• [STATED PROBLEM] Leave out the pictures and reproduce all of the data exactly.

• [DATASET SECTION]
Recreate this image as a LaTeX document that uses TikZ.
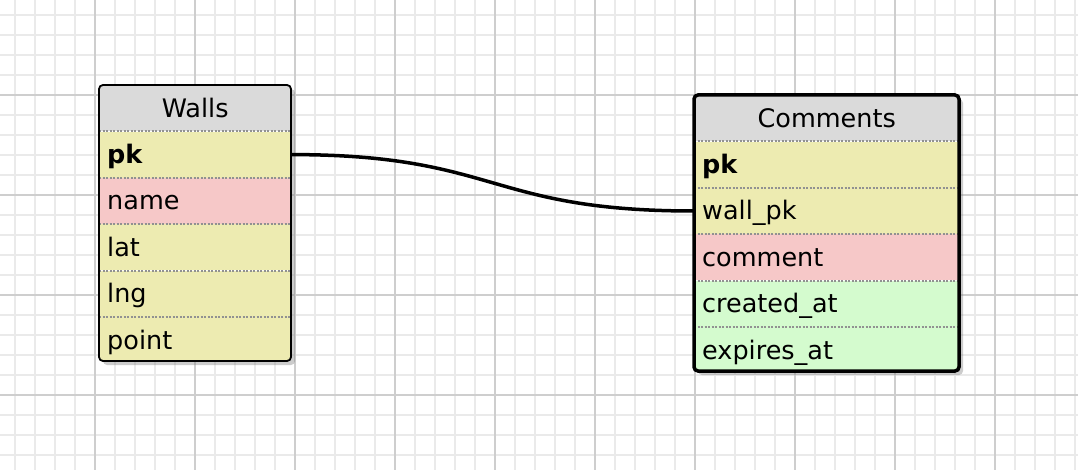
\documentclass[tikz,border=0pt]{standalone}
\usepackage{fontspec}
\setmainfont{DejaVu Sans}
\usetikzlibrary{positioning,shadows}
\definecolor{gridminor}{RGB}{234,234,234}
\definecolor{gridmajor}{RGB}{206,206,206}
\definecolor{headgrey}{RGB}{218,218,218}
\definecolor{numyellow}{RGB}{237,235,177}
\definecolor{strpink}{RGB}{246,200,200}
\definecolor{dategreen}{RGB}{212,251,206}
\definecolor{sepgrey}{RGB}{145,145,145}
\tikzset{
  field/.style={anchor=north west, inner xsep=8pt, inner ysep=0pt, minimum height=46pt,
    text height=22pt, text depth=4pt, align=left, font=\fontsize{25.5}{30}\selectfont},
  title/.style={field, fill=headgrey, align=center},
  sep/.style={sepgrey, line width=2pt, dash pattern=on 2pt off 1.5pt},
  tabshadow/.style={fill=white, rounded corners=4pt,
    drop shadow={opacity=0.4, shadow xshift=4pt, shadow yshift=-4pt}},
}
\begin{document}
\begin{tikzpicture}[x=1pt,y=-1pt]
  \useasboundingbox (0,0) rectangle (1078,470);
  \fill[white] (0,0) rectangle (1078,470);
  \foreach \x in {15,35,...,1075}
    \draw[gridminor, line width=2pt] (\x,0) -- (\x,470);
  \foreach \y in {15,35,...,465}
    \draw[gridminor, line width=2pt] (0,\y) -- (1078,\y);
  \foreach \x in {95,195,...,995}
    \draw[gridmajor, line width=2pt] (\x,0) -- (\x,470);
  \foreach \y in {95,195,...,395}
    \draw[gridmajor, line width=2pt] (0,\y) -- (1078,\y);

  \path[tabshadow] (99,85) rectangle (291,361);
  \begin{scope}
    \clip[rounded corners=4pt] (99,85) rectangle (291,361);
    \begin{scope}[every node/.style={text width=176pt}]
      \node[title] (walls) at (99,85) {Walls};
      \node[field, fill=numyellow, below=0pt of walls] (wallspk) {\bfseries pk};
      \node[field, fill=strpink, below=0pt of wallspk] (wallsname) {name};
      \node[field, fill=numyellow, below=0pt of wallsname] (wallslat) {lat};
      \node[field, fill=numyellow, below=0pt of wallslat] (wallslng) {lng};
      \node[field, fill=numyellow, below=0pt of wallslng] (wallspoint) {point};
    \end{scope}
  \end{scope}
  \foreach \n in {walls,wallspk,wallsname,wallslat,wallslng}
    \draw[sep] (\n.south west) -- (\n.south east);
  \draw[line width=1.8pt, rounded corners=4pt] (99,85) rectangle (291,361);

  \path[tabshadow] (694,95) rectangle (959,371);
  \begin{scope}
    \clip[rounded corners=4pt] (694,95) rectangle (959,371);
    \begin{scope}[every node/.style={text width=249pt}]
      \node[title] (comments) at (694,95) {Comments};
      \node[field, fill=numyellow, below=0pt of comments] (commentspk) {\bfseries pk};
      \node[field, fill=numyellow, below=0pt of commentspk] (commentswall) {wall\_pk};
      \node[field, fill=strpink, below=0pt of commentswall] (commentstext) {comment};
      \node[field, fill=dategreen, below=0pt of commentstext] (commentscreated) {created\_at};
      \node[field, fill=dategreen, below=0pt of commentscreated] (commentsexpires) {expires\_at};
    \end{scope}
  \end{scope}
  \foreach \n in {comments,commentspk,commentswall,commentstext,commentscreated}
    \draw[sep] (\n.south west) -- (\n.south east);

  \begin{scope}[-]
    \draw[line width=3.5pt] (wallspk.east) to[out=0, in=180, looseness=1.3] (commentswall.west);
  \end{scope}
  \draw[line width=3.5pt, rounded corners=4pt] (694,95) rectangle (959,371);
\end{tikzpicture}
\end{document}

• [REPLY]
Recreate this image as a LaTeX document that uses TikZ.
\documentclass[tikz,border=0pt]{standalone}
\usepackage{fontspec}
\setmainfont{DejaVu Sans}
\usetikzlibrary{positioning,shadows}
\definecolor{gridminor}{RGB}{234,234,234}
\definecolor{gridmajor}{RGB}{206,206,206}
\definecolor{headgrey}{RGB}{218,218,218}
\definecolor{numyellow}{RGB}{237,235,177}
\definecolor{strpink}{RGB}{246,200,200}
\definecolor{dategreen}{RGB}{212,251,206}
\definecolor{sepgrey}{RGB}{145,145,145}
\tikzset{
  field/.style={anchor=north west, inner xsep=8pt, inner ysep=0pt, minimum height=46pt,
    text height=22pt, text depth=4pt, align=left, font=\fontsize{25.5}{30}\selectfont},
  title/.style={field, fill=headgrey, align=center},
  sep/.style={sepgrey, line width=2pt, dash pattern=on 2pt off 1.5pt},
  tabshadow/.style={fill=white, rounded corners=4pt,
    drop shadow={opacity=0.4, shadow xshift=4pt, shadow yshift=-4pt}},
}
\begin{document}
\begin{tikzpicture}[x=1pt,y=-1pt]
  \useasboundingbox (0,0) rectangle (1078,470);
  \fill[white] (0,0) rectangle (1078,470);
  \foreach \x in {15,35,...,1075}
    \draw[gridminor, line width=2pt] (\x,0) -- (\x,470);
  \foreach \y in {15,35,...,465}
    \draw[gridminor, line width=2pt] (0,\y) -- (1078,\y);
  \foreach \x in {95,195,...,995}
    \draw[gridmajor, line width=2pt] (\x,0) -- (\x,470);
  \foreach \y in {95,195,...,395}
    \draw[gridmajor, line width=2pt] (0,\y) -- (1078,\y);

  \path[tabshadow] (99,85) rectangle (291,361);
  \begin{scope}
    \clip[rounded corners=4pt] (99,85) rectangle (291,361);
    \begin{scope}[every node/.style={text width=176pt}]
      \node[title] (walls) at (99,85) {Walls};
      \node[field, fill=numyellow, below=0pt of walls] (wallspk) {\bfseries pk};
      \node[field, fill=strpink, below=0pt of wallspk] (wallsname) {name};
      \node[field, fill=numyellow, below=0pt of wallsname] (wallslat) {lat};
      \node[field, fill=numyellow, below=0pt of wallslat] (wallslng) {lng};
      \node[field, fill=numyellow, below=0pt of wallslng] (wallspoint) {point};
    \end{scope}
  \end{scope}
  \foreach \n in {walls,wallspk,wallsname,wallslat,wallslng}
    \draw[sep] (\n.south west) -- (\n.south east);
  \draw[line width=1.8pt, rounded corners=4pt] (99,85) rectangle (291,361);

  \path[tabshadow] (694,95) rectangle (959,371);
  \begin{scope}
    \clip[rounded corners=4pt] (694,95) rectangle (959,371);
    \begin{scope}[every node/.style={text width=249pt}]
      \node[title] (comments) at (694,95) {Comments};
      \node[field, fill=numyellow, below=0pt of comments] (commentspk) {\bfseries pk};
      \node[field, fill=numyellow, below=0pt of commentspk] (commentswall) {wall\_pk};
      \node[field, fill=strpink, below=0pt of commentswall] (commentstext) {comment};
      \node[field, fill=dategreen, below=0pt of commentstext] (commentscreated) {created\_at};
      \node[field, fill=dategreen, below=0pt of commentscreated] (commentsexpires) {expires\_at};
    \end{scope}
  \end{scope}
  \foreach \n in {comments,commentspk,commentswall,commentstext,commentscreated}
    \draw[sep] (\n.south west) -- (\n.south east);

  \begin{scope}[-]
    \draw[line width=3.5pt] (wallspk.east) to[out=0, in=180, looseness=1.3] (commentswall.west);
  \end{scope}
  \draw[line width=3.5pt, rounded corners=4pt] (694,95) rectangle (959,371);
\end{tikzpicture}
\end{document}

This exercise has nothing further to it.